A couple more details have come to light here [paywall may be involved], albeit in the context of a weekly review on which the detail is scant. Essentially, however, the additional detail is that the take-up of broadband is 12% higher in Cornwall and the Scilly Isles than in the rest of the UK, which means that the risk of the investment to BT is a lot lower than otherwise; and the second is the comment from the development manager of the Cornwall Development Company (which is also involved with the project) that there is pent-up demand for high-speed broadband links in rural areas because of their isolation.

If true, this would turn conventional wisdom somewhat on its head (and we should also remember here that incoming money has made Cornwall, while still isolated, an awful lot less of a rural backwater than it used to be, which does make the county a more complex proposition). Of course, it may not be true (and the CDC may well still be in hype mode). If it was true, however, then the £100/head of public money which is being used for the project would seem to be much less risky an investment in the sense that public authorities could have confidence that take-up would be high and that investment on this scale would seem to provide value.
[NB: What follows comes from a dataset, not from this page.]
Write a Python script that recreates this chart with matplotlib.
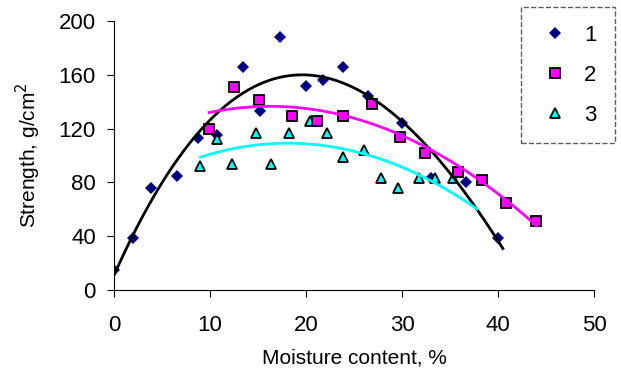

At the same time, this brings us a little closer to the ‘crowding out’ thesis of the right – i.e. that public investment would, in this situation, be more or less replacing private investment since it would be more likely that, where demand was likely to be high, the private sector would be more inclined to get involved.

We can probably discount this, on the evident fact that the private sector is not getting involved in fibre provision extending into the ‘final third’ (or, indeed, not even as far as this). Nevertheless, it does raise the suspicion that, if there is pent-up demand, not only is the economics of fibre in rural areas less tough than hitherto envisaged but also that the telcos may be withholding somewhat.

Intriguingly, the £100/head of public investment being provided by the ERDF indicates, if the Cornwall example is generalisable, that the 20.6m people in the ‘final third’ (on the basis of a UK population of some 61.8m) would cost £2.06bn in public finance as regards rolling out extensive fibre connections – almost exactly the £2bn that Steve Robertson, CEO of Openreach, had already indicated would be the public cost of achieving the government’s ambitions of having the best high-speed connections in Europe (or less, given that there is likely to be fewer than 20.6m people in the ‘final third’). This is an interesting comment, given that there is extensive fibre to the premises solutions envisaged in the Cornwall project, on what could be achieved with a relatively small amount of publicly-sourced finance.